Io, anche in spiaggia, specie la mattina, tendo ad addormentarmi quasi subito, poi subito in mare, a raccogliere la cibaria che l'acqua mette a disposizione gratuitamente alla gente e le ore passano e cosi' le pagine lette non vanno avanti. Sono un pigro da lettura in spiaggia? Incredibile ma vero.
Tant è che in questa estate ho letto pochissimo. Ancora meno se fatte le proporzioni con le mie letture di febbraio-marzo-aprile-maggio. Ora siamo appena entrati in settembre, vediamo se la macchina da lettura riprenderà a marciare come si deve, ritrovando i ritmi che gli competono.

Insomma, per la lettura, la vacanza è uno spasso? E' il momento ideale per buttarcisi a pesce dimenticando quasi tutto il resto? E' il momento della libertà ritrovata tanto attesa per tutto il resto dell'anno? (anche se è verissimo che il lettore i propri momenti piccoli di libertà riesce a trovarseli anche tra un impegno e l'altro, anche in luoghi e ore della giornata al limite del credibile).
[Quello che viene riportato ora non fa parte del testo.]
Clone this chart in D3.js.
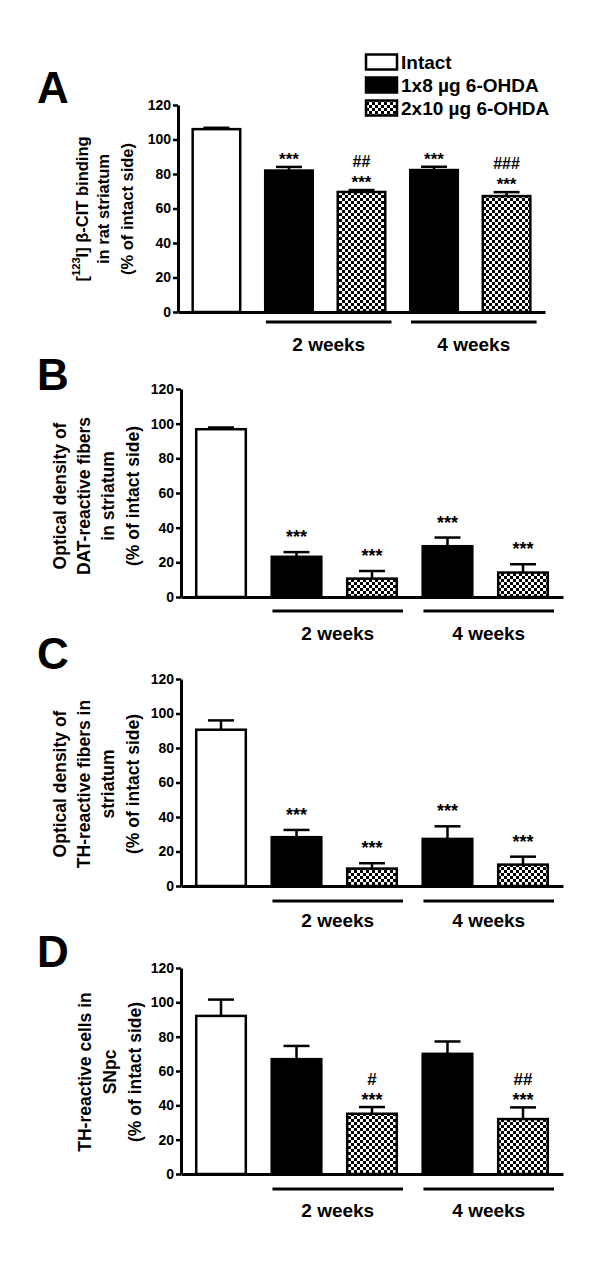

Chissà, e intanto il lettore accanito continua a comprare, comprare libri, approfittando delle offerte estive che ci stuzzicano come non mai. L'acquisto compulsivo crea ingorghi di letture arretrate come il traffico di rientro di fine agosto dalle vacanze nell'imbuto autostradale presso Bologna: non se ne esce piu'. E qui, ci credo che poi le vacanze non riescono a smaltire gli arretrati. Ci vorrebbero 7 vite, non una.